That year, I went to Liuyang, to a fireworks factory project.


The person who received me directly led me into a storage room.
All around were thick concrete walls that looked terrifyingly solid, the door was like a bank vault’s explosion-proof door, pushed open with great effort to create a narrow gap.
But when I looked up, the ceiling was actually a thin layer of iron sheet, exactly like the roof of a vegetable market.
At the dining table, after a few glasses of local “Liuyang River” liquor, the boss scooped up some food, pointed at the ceiling with his chopsticks, and said: “That thing is a door specifically left for the heavens.”
I didn’t understand at the time.
He saw my puzzled face, put down his chopsticks, gestured with his hand to form a square box, then suddenly flipped his palm upward: “The walls are built so solid, and the door so thick, just in case something happens, all the force can only be directed upward.
Not letting it explode outward, not blowing up the whole village.”

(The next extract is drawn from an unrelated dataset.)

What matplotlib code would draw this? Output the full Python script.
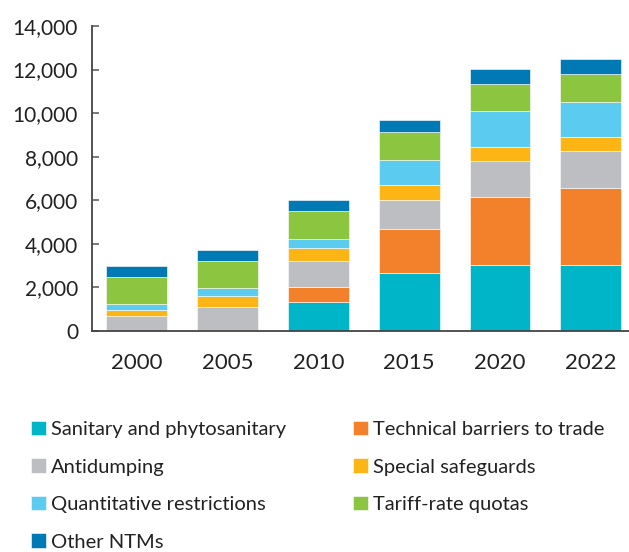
import numpy as np
import matplotlib.pyplot as plt
from matplotlib.ticker import FuncFormatter

plt.rcParams['font.family'] = ['Lato', 'DejaVu Sans']

years = ['2000', '2005', '2010', '2015', '2020', '2022']
labels = ['Sanitary and phytosanitary', 'Technical barriers to trade', 'Antidumping',
          'Special safeguards', 'Quantitative restrictions', 'Tariff-rate quotas', 'Other NTMs']
sps = [10, 10, 1330, 2680, 3020, 3020]
tbt = [10, 50, 680, 2020, 3130, 3560]
antidumping = [680, 1020, 1180, 1330, 1650, 1670]
safeguards = [260, 540, 640, 660, 660, 640]
quant = [300, 335, 410, 1150, 1620, 1610]
trq = [1240, 1270, 1270, 1290, 1270, 1300]
other = [500, 500, 520, 560, 690, 690]
colors = ['#00B5C8', '#F3802B', '#BDBEC1', '#FDB515', '#5BCBEF', '#8CC540', '#0079B5']

series = [sps, tbt, antidumping, safeguards, quant, trq, other]

fig = plt.figure(figsize=(6.29, 5.52), dpi=100)
ax = fig.add_axes([0.1463, 0.4004, 0.8537, 0.5525])

x = np.arange(len(years))
bottom = np.zeros(len(years))
handles = []
for vals, c, lab in zip(series, colors, labels):
    b = ax.bar(x, vals, width=0.67, bottom=bottom, color=c, edgecolor='white',
               linewidth=0.4, label=lab)
    handles.append(b)
    bottom += np.array(vals)

ax.set_xlim(-0.49, 5.42)
ax.set_ylim(0, 14000)
ax.set_yticks(np.arange(0, 14001, 2000))
ax.yaxis.set_major_formatter(FuncFormatter(lambda v, p: f'{int(v):,}'))
ax.set_xticks(x)
ax.set_xticklabels(years)

for s in ['top', 'right']:
    ax.spines[s].set_visible(False)
for s in ['left', 'bottom']:
    ax.spines[s].set_color('#444444')
    ax.spines[s].set_linewidth(1.3)
ax.tick_params(axis='y', direction='in', length=5, width=1.1, color='#555555',
               labelsize=15, labelcolor='#222222', pad=10)
ax.tick_params(axis='x', length=0, labelsize=16, labelcolor='#222222', pad=16)

order = [0, 2, 4, 6, 1, 3, 5]
fig.legend([handles[i] for i in order], [labels[i] for i in order],
           loc='upper left', bbox_to_anchor=(0.049, 0.238), ncol=2, frameon=False,
           fontsize=14.5, handlelength=0.75, handleheight=0.75, handletextpad=0.25,
           columnspacing=3.3, labelspacing=1.0, borderpad=0, borderaxespad=0,
           labelcolor='#222222')

fig.savefig('out.png', dpi=100)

At that moment, I stared at the steaming plate of spicy stir-fried pork on the table, but my mind was full of that thin as paper roof, and the mountain of gunpowder beneath it.
Surrounded by an impregnable fortress, yet above my head was a deliberately left gap, an exit ready to sacrifice itself at any moment.
I used to think that rules were just a series of constraints, meant to bind people.
That day, I finally understood that true rules are not about telling you “what not to do,” but about using concrete and iron sheets to tell you, when the sky falls, which direction to run in order to survive.